* _EXERCISE INSTRUCTIONS_:
Reproduce every line of the material below, but drop the pictures.

* _MATERIAL PROVIDED_:
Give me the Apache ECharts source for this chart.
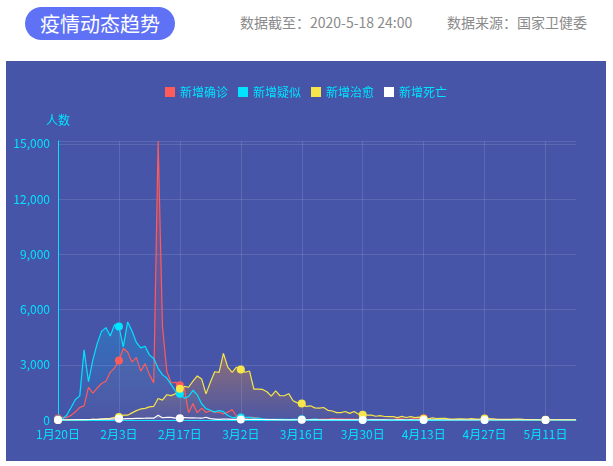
<!DOCTYPE html>
<html>
<head>
<meta charset="utf-8">
<script src="https://cdn.jsdelivr.net/npm/echarts@6/dist/echarts.min.js"></script>
<style>
    body {margin: 0; background: #fff; font-family: "Noto Sans CJK SC", sans-serif;}
    .title {position: absolute; left: 25px; top: 7px; width: 150px; height: 33px; border-radius: 17px;
        background: #5f72f5; color: #fff; font-size: 20px; line-height: 33px; text-align: center;}
    .info {position: absolute; top: 12px; font-size: 14px; color: #8a8a8a; line-height: 20px;}
    .panel {position: absolute; left: 6px; top: 61px; width: 600px; height: 400px; background: #4655a8;}
</style>
</head>
<body>
<div class="title">疫情动态趋势</div>
<div class="info" style="left: 240px">数据截至：2020-5-18 24:00</div>
<div class="info" style="left: 447px">数据来源：国家卫健委</div>
<div class="panel"><div id="chart" style="width: 600px; height: 400px"></div></div>
<script>
// 日期 1月20日 ~ 5月18日
const monthDays = [[1, 20, 31], [2, 1, 29], [3, 1, 31], [4, 1, 30], [5, 1, 18]]
const dates = []
monthDays.forEach(([m, from, to]) => {
    for (let d = from; d <= to; d++) dates.push(m + '月' + d + '日')
})

// 新增确诊
const confirmAdd = [
    77, 149, 131, 259, 444, 688, 769, 1771, 1459, 1737, 1982, 2102,
    2590, 2829, 3235, 3887, 3694, 3143, 3399, 2656, 3062, 2478, 2015, 15152, 5090, 2641, 2009, 2048, 1886, 1749, 394, 889, 397, 648, 409, 508, 406, 433, 327, 427, 573,
    202, 125, 119, 139, 143, 99, 44, 40, 19, 24, 15, 8, 11, 20, 16, 21, 13, 34, 39, 41, 46, 39, 78, 47, 67, 55, 54, 45, 31, 48, 36,
    35, 31, 19, 30, 39, 32, 62, 63, 42, 46, 99, 108, 89, 46, 26, 27, 27, 16, 12, 11, 30, 10, 10, 6, 11, 3, 6, 22, 4, 12,
    2, 1, 3, 1, 2, 2, 4, 1, 14, 17, 1, 7, 3, 4, 5, 4, 5, 6
]
// 新增疑似
const suspectAdd = [
    27, 53, 257, 680, 1118, 1309, 3806, 2077, 3248, 4148, 4812, 5019,
    4562, 5173, 5072, 3971, 5328, 4833, 4214, 3916, 4008, 3536, 3342, 2807, 2450, 2277, 1918, 1563, 1432, 1185, 1277, 1614, 1361, 882, 620, 530, 439, 508, 452, 248, 132,
    141, 129, 143, 143, 102, 99, 60, 41, 36, 31, 33, 33, 17, 39, 41, 45, 21, 23, 45, 18, 14, 15, 17, 9, 13, 14, 11, 5, 7, 8, 4,
    11, 4, 5, 8, 3, 5, 12, 8, 10, 11, 7, 6, 10, 19, 4, 7, 5, 2, 3, 2, 1, 4, 0, 1, 3, 0, 2, 3, 1, 2,
    1, 1, 0, 1, 2, 1, 1, 0, 3, 1, 2, 3, 0, 2, 3, 1, 3, 1
]
// 新增治愈
const healAdd = [
    0, 0, 0, 6, 3, 11, 2, 9, 43, 21, 47, 72,
    85, 147, 157, 262, 261, 387, 510, 600, 632, 716, 744, 1171, 1081, 1373, 1323, 1425, 1701, 1824, 1779, 2109, 2394, 2231, 1418, 2046, 2622, 2589, 3622, 2870, 2589,
    2867, 2742, 2592, 2660, 1681, 1678, 1661, 1535, 1297, 1578, 1318, 1318, 1430, 1048, 930, 894, 736, 772, 658, 641, 680, 526, 488, 401, 405, 460, 360, 460, 322, 281, 270,
    269, 205, 233, 190, 188, 187, 128, 196, 134, 184, 127, 157, 68, 65, 111, 76, 87, 84, 51, 53, 63, 63, 54, 71, 49, 60, 75, 73, 61, 39,
    40, 36, 39, 51, 50, 34, 22, 28, 10, 12, 9, 19, 14, 9, 8, 4, 13, 2
]
// 新增死亡
const deadAdd = [
    0, 3, 8, 8, 16, 15, 24, 26, 26, 38, 43, 46,
    45, 57, 64, 65, 73, 73, 86, 89, 97, 108, 97, 254, 121, 143, 142, 105, 98, 136, 114, 118, 109, 97, 150, 71, 52, 29, 44, 47, 35,
    42, 31, 38, 31, 30, 28, 27, 22, 17, 22, 11, 7, 13, 10, 14, 13, 11, 8, 3, 7, 6, 9, 7, 4, 6, 5, 3, 5, 4, 1, 1,
    6, 4, 4, 3, 1, 1, 2, 2, 1, 3, 1, 2, 0, 0, 0, 0, 0, 0, 0, 0, 0, 0, 0, 0, 0, 0, 0, 0, 0, 0,
    0, 0, 0, 0, 0, 0, 0, 0, 0, 0, 0, 0, 0, 0, 0, 0, 0, 0
]

const seriesNames = ['新增确诊', '新增疑似', '新增治愈', '新增死亡']
const seriesColors = ['#ff5b5b', '#00e4ff', '#f7e64a', '#ffffff']
const areaColors = [
    ['rgba(255,91,91,0.45)', 'rgba(255,91,91,0.05)'],
    ['rgba(0,200,255,0.35)', 'rgba(0,200,255,0.02)'],
    ['rgba(255,150,50,0.55)', 'rgba(255,150,50,0.05)'],
    ['rgba(255,255,255,0.3)', 'rgba(255,255,255,0)']
]
const seriesData = [confirmAdd, suspectAdd, healAdd, deadAdd]

const textColor = '#00e4ff'
const font = '"Noto Sans CJK SC", sans-serif'

const chart = echarts.init(document.getElementById('chart'))
chart.setOption({
    animation: false,
    textStyle: {fontFamily: font},
    legend: {
        top: 20,
        left: 'center',
        icon: 'rect',
        itemWidth: 10,
        itemHeight: 10,
        itemGap: 10,
        textStyle: {color: textColor, fontSize: 12, fontFamily: font},
        data: seriesNames
    },
    grid: {left: 52, right: 30, top: 80, bottom: 41},
    xAxis: {
        type: 'category',
        boundaryGap: false,
        data: dates,
        axisLine: {lineStyle: {color: textColor}},
        axisTick: {show: false},
        axisLabel: {color: textColor, fontSize: 12, interval: 13, fontFamily: font},
        splitLine: {show: true, interval: 13, lineStyle: {color: 'rgba(255,255,255,0.12)'}}
    },
    yAxis: {
        type: 'value',
        name: '人数',
        nameTextStyle: {color: textColor, fontSize: 12, fontFamily: font},
        min: 0,
        max: 'dataMax',
        interval: 3000,
        axisLine: {show: true, lineStyle: {color: textColor}},
        axisTick: {show: false},
        axisLabel: {color: textColor, fontSize: 12, showMaxLabel: false, fontFamily: font},
        splitLine: {lineStyle: {color: 'rgba(255,255,255,0.12)'}}
    },
    series: seriesNames.map((name, i) => ({
        name: name,
        type: 'line',
        data: seriesData[i],
        symbol: 'circle',
        symbolSize: 8,
        lineStyle: {width: 1.2, color: seriesColors[i]},
        itemStyle: {color: seriesColors[i]},
        areaStyle: {
            color: new echarts.graphic.LinearGradient(0, 0, 0, 1, [
                {offset: 0, color: areaColors[i][0]},
                {offset: 1, color: areaColors[i][1]}
            ])
        }
    }))
})
</script>
</body>
</html>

* _SOLVED PROBLEM_:
Give me the Apache ECharts source for this chart.
<!DOCTYPE html>
<html>
<head>
<meta charset="utf-8">
<script src="https://cdn.jsdelivr.net/npm/echarts@6/dist/echarts.min.js"></script>
<style>
    body {margin: 0; background: #fff; font-family: "Noto Sans CJK SC", sans-serif;}
    .title {position: absolute; left: 25px; top: 7px; width: 150px; height: 33px; border-radius: 17px;
        background: #5f72f5; color: #fff; font-size: 20px; line-height: 33px; text-align: center;}
    .info {position: absolute; top: 12px; font-size: 14px; color: #8a8a8a; line-height: 20px;}
    .panel {position: absolute; left: 6px; top: 61px; width: 600px; height: 400px; background: #4655a8;}
</style>
</head>
<body>
<div class="title">疫情动态趋势</div>
<div class="info" style="left: 240px">数据截至：2020-5-18 24:00</div>
<div class="info" style="left: 447px">数据来源：国家卫健委</div>
<div class="panel"><div id="chart" style="width: 600px; height: 400px"></div></div>
<script>
// 日期 1月20日 ~ 5月18日
const monthDays = [[1, 20, 31], [2, 1, 29], [3, 1, 31], [4, 1, 30], [5, 1, 18]]
const dates = []
monthDays.forEach(([m, from, to]) => {
    for (let d = from; d <= to; d++) dates.push(m + '月' + d + '日')
})

// 新增确诊
const confirmAdd = [
    77, 149, 131, 259, 444, 688, 769, 1771, 1459, 1737, 1982, 2102,
    2590, 2829, 3235, 3887, 3694, 3143, 3399, 2656, 3062, 2478, 2015, 15152, 5090, 2641, 2009, 2048, 1886, 1749, 394, 889, 397, 648, 409, 508, 406, 433, 327, 427, 573,
    202, 125, 119, 139, 143, 99, 44, 40, 19, 24, 15, 8, 11, 20, 16, 21, 13, 34, 39, 41, 46, 39, 78, 47, 67, 55, 54, 45, 31, 48, 36,
    35, 31, 19, 30, 39, 32, 62, 63, 42, 46, 99, 108, 89, 46, 26, 27, 27, 16, 12, 11, 30, 10, 10, 6, 11, 3, 6, 22, 4, 12,
    2, 1, 3, 1, 2, 2, 4, 1, 14, 17, 1, 7, 3, 4, 5, 4, 5, 6
]
// 新增疑似
const suspectAdd = [
    27, 53, 257, 680, 1118, 1309, 3806, 2077, 3248, 4148, 4812, 5019,
    4562, 5173, 5072, 3971, 5328, 4833, 4214, 3916, 4008, 3536, 3342, 2807, 2450, 2277, 1918, 1563, 1432, 1185, 1277, 1614, 1361, 882, 620, 530, 439, 508, 452, 248, 132,
    141, 129, 143, 143, 102, 99, 60, 41, 36, 31, 33, 33, 17, 39, 41, 45, 21, 23, 45, 18, 14, 15, 17, 9, 13, 14, 11, 5, 7, 8, 4,
    11, 4, 5, 8, 3, 5, 12, 8, 10, 11, 7, 6, 10, 19, 4, 7, 5, 2, 3, 2, 1, 4, 0, 1, 3, 0, 2, 3, 1, 2,
    1, 1, 0, 1, 2, 1, 1, 0, 3, 1, 2, 3, 0, 2, 3, 1, 3, 1
]
// 新增治愈
const healAdd = [
    0, 0, 0, 6, 3, 11, 2, 9, 43, 21, 47, 72,
    85, 147, 157, 262, 261, 387, 510, 600, 632, 716, 744, 1171, 1081, 1373, 1323, 1425, 1701, 1824, 1779, 2109, 2394, 2231, 1418, 2046, 2622, 2589, 3622, 2870, 2589,
    2867, 2742, 2592, 2660, 1681, 1678, 1661, 1535, 1297, 1578, 1318, 1318, 1430, 1048, 930, 894, 736, 772, 658, 641, 680, 526, 488, 401, 405, 460, 360, 460, 322, 281, 270,
    269, 205, 233, 190, 188, 187, 128, 196, 134, 184, 127, 157, 68, 65, 111, 76, 87, 84, 51, 53, 63, 63, 54, 71, 49, 60, 75, 73, 61, 39,
    40, 36, 39, 51, 50, 34, 22, 28, 10, 12, 9, 19, 14, 9, 8, 4, 13, 2
]
// 新增死亡
const deadAdd = [
    0, 3, 8, 8, 16, 15, 24, 26, 26, 38, 43, 46,
    45, 57, 64, 65, 73, 73, 86, 89, 97, 108, 97, 254, 121, 143, 142, 105, 98, 136, 114, 118, 109, 97, 150, 71, 52, 29, 44, 47, 35,
    42, 31, 38, 31, 30, 28, 27, 22, 17, 22, 11, 7, 13, 10, 14, 13, 11, 8, 3, 7, 6, 9, 7, 4, 6, 5, 3, 5, 4, 1, 1,
    6, 4, 4, 3, 1, 1, 2, 2, 1, 3, 1, 2, 0, 0, 0, 0, 0, 0, 0, 0, 0, 0, 0, 0, 0, 0, 0, 0, 0, 0,
    0, 0, 0, 0, 0, 0, 0, 0, 0, 0, 0, 0, 0, 0, 0, 0, 0, 0
]

const seriesNames = ['新增确诊', '新增疑似', '新增治愈', '新增死亡']
const seriesColors = ['#ff5b5b', '#00e4ff', '#f7e64a', '#ffffff']
const areaColors = [
    ['rgba(255,91,91,0.45)', 'rgba(255,91,91,0.05)'],
    ['rgba(0,200,255,0.35)', 'rgba(0,200,255,0.02)'],
    ['rgba(255,150,50,0.55)', 'rgba(255,150,50,0.05)'],
    ['rgba(255,255,255,0.3)', 'rgba(255,255,255,0)']
]
const seriesData = [confirmAdd, suspectAdd, healAdd, deadAdd]

const textColor = '#00e4ff'
const font = '"Noto Sans CJK SC", sans-serif'

const chart = echarts.init(document.getElementById('chart'))
chart.setOption({
    animation: false,
    textStyle: {fontFamily: font},
    legend: {
        top: 20,
        left: 'center',
        icon: 'rect',
        itemWidth: 10,
        itemHeight: 10,
        itemGap: 10,
        textStyle: {color: textColor, fontSize: 12, fontFamily: font},
        data: seriesNames
    },
    grid: {left: 52, right: 30, top: 80, bottom: 41},
    xAxis: {
        type: 'category',
        boundaryGap: false,
        data: dates,
        axisLine: {lineStyle: {color: textColor}},
        axisTick: {show: false},
        axisLabel: {color: textColor, fontSize: 12, interval: 13, fontFamily: font},
        splitLine: {show: true, interval: 13, lineStyle: {color: 'rgba(255,255,255,0.12)'}}
    },
    yAxis: {
        type: 'value',
        name: '人数',
        nameTextStyle: {color: textColor, fontSize: 12, fontFamily: font},
        min: 0,
        max: 'dataMax',
        interval: 3000,
        axisLine: {show: true, lineStyle: {color: textColor}},
        axisTick: {show: false},
        axisLabel: {color: textColor, fontSize: 12, showMaxLabel: false, fontFamily: font},
        splitLine: {lineStyle: {color: 'rgba(255,255,255,0.12)'}}
    },
    series: seriesNames.map((name, i) => ({
        name: name,
        type: 'line',
        data: seriesData[i],
        symbol: 'circle',
        symbolSize: 8,
        lineStyle: {width: 1.2, color: seriesColors[i]},
        itemStyle: {color: seriesColors[i]},
        areaStyle: {
            color: new echarts.graphic.LinearGradient(0, 0, 0, 1, [
                {offset: 0, color: areaColors[i][0]},
                {offset: 1, color: areaColors[i][1]}
            ])
        }
    }))
})
</script>
</body>
</html>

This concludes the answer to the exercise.